Table 3 Microvascular imaging for the diagnosis of gallbladder lesions
Fig. 3
figure 3

Microvascular findings of a gallbladder lesion on superb microvascular imaging under contrast-enhanced ultrasound. a Adenomyomatosis. Linear microvessels without caliber change are noted. b Gallbladder cancer. Microvessels are tortuous and present with caliber change

Some reports on the evaluation of gallbladder lesions using CEUS are presented (Fig. 4). Tsuji et al. classified 25 cases of GBCs into six patterns according to their enhancement pattern on CEUS and speculated that branched patterns might be a sign of malignancy [41]. Zhang et al. examined 105 cases of gallbladder lesions using CEUS and demonstrated a 95.2% diagnostic accuracy rate [42]. They considered heterogeneous enhancement with rapid washout as a typical finding in GBC. A prospective observational study conducted by Kumar et al. to evaluate the enhancement patterns of 26 cases with gallbladder lesions presenting wall thickening on CEUS concluded that gallbladder cancer showed early washout of contrast compared to benign wall thickening [43]. Kong et al. observed 49 cases of gallbladder lesions on US with and without enhancement and reported that malignant gallbladder lesions showed more vascularity and required longer to achieve iso-enhancement in comparison with the liver parenchyma than benign lesions [44]. In addition, the diagnostic accuracy of US can be improved in combination with CEUS, which is prominent in cases of gallbladder wall thickening. These studies suggest that analysis of the vascularity, enhancement pattern, or timing of enhancement/washout on CEUS is quite effective for the diagnosis of gallbladder lesions presenting with wall thickening (Table 4).

Fig. 4
figure 4

Findings of gallbladder lesions on contrast-enhanced ultrasound. a Adenomyomatosis. Gallbladder lesions were uniformly enhanced 32 s after injection of contrast agent. A small cystic structure was also found in the lesion (arrow). b Gallbladder cancer. A gallbladder lesion was heterogeneously enhanced, and a perfusion defect was observed 22 s after injection of contrast agent (arrow). c Gallbladder cancer (same case as in b). Contrast agent was partially washed out 53 s after injection of contrast agent (arrow)
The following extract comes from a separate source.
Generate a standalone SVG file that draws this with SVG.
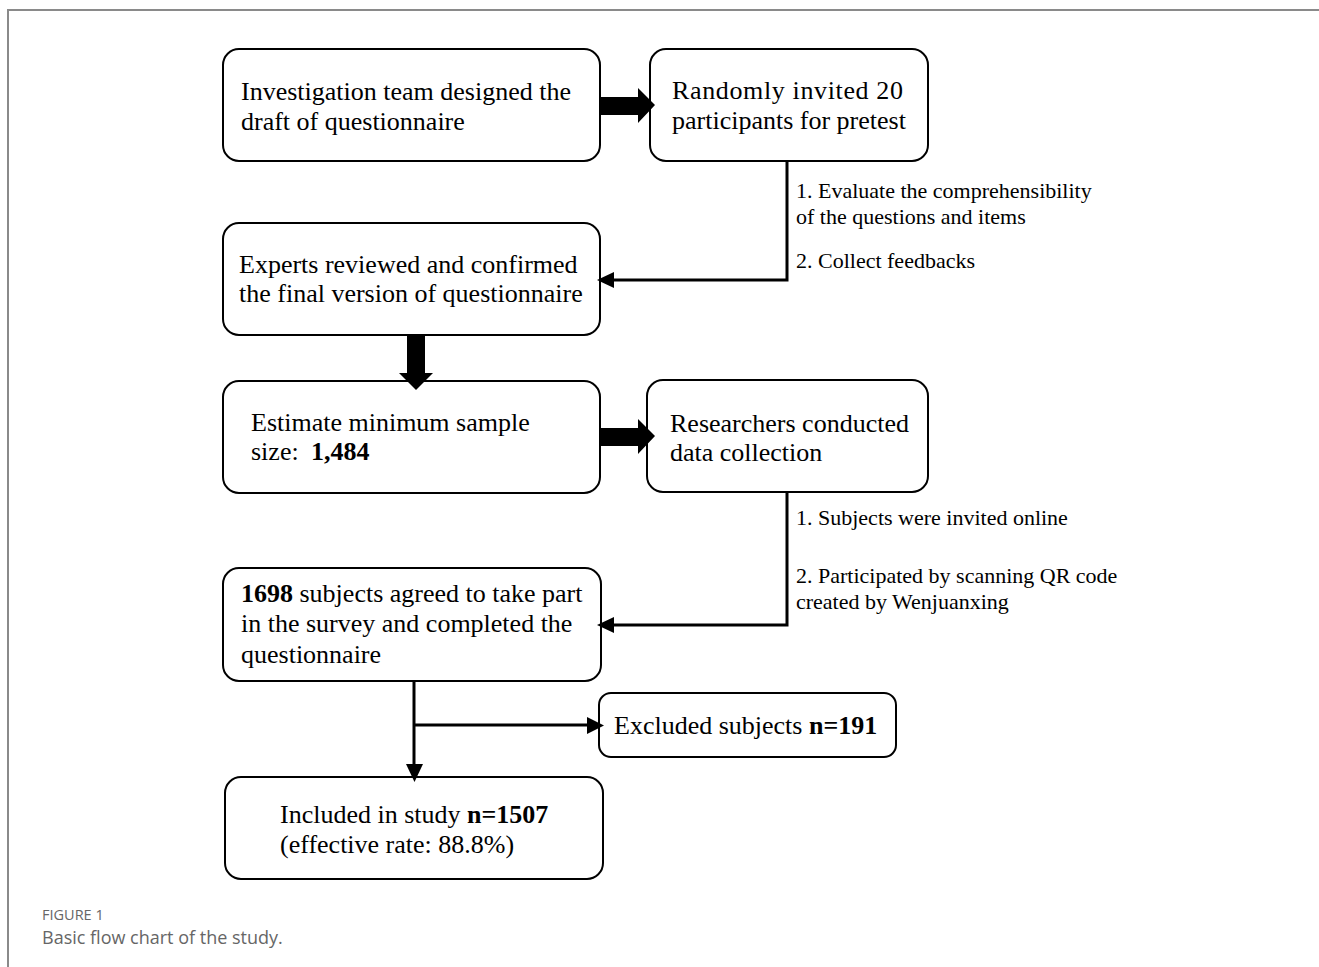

Table 4 Imaging findings of malignant/benign gallbladder lesions on contrast-enhanced ultrasound

Limitations and future perspective of microvascular imaging

Visualization of microvessels is considered a promising technique, but some problems still exist. Visualization of microvessels on US is still under development, and further improvements are required especially for the improvement of local resolution and the reduction of artifacts. Benign or malignant diagnosis based on microvascular findings largely depends on subjective judgement, and the morphological findings of microvessels only serve as a reference at present. There have been few US studies regarding microvessels, and validation of the reported findings has not been fully discussed. However, further studies on the morphology of microvessels will reveal microvascular findings specific to benign and malignant gallbladder lesions.

Conclusion

Although morphological evaluation is fundamental for the diagnosis of gallbladder lesions presenting wall thickening, difficult cases are sometimes encountered. Hemodynamic evaluation is important in such cases. Recent advances in US imaging have made microvascular imaging possible, and detailed hemodynamic evaluations including the enhancement pattern on CEUS and morphological findings of microvessels are expected to aid in differentiating between benign and malignant gallbladder lesions.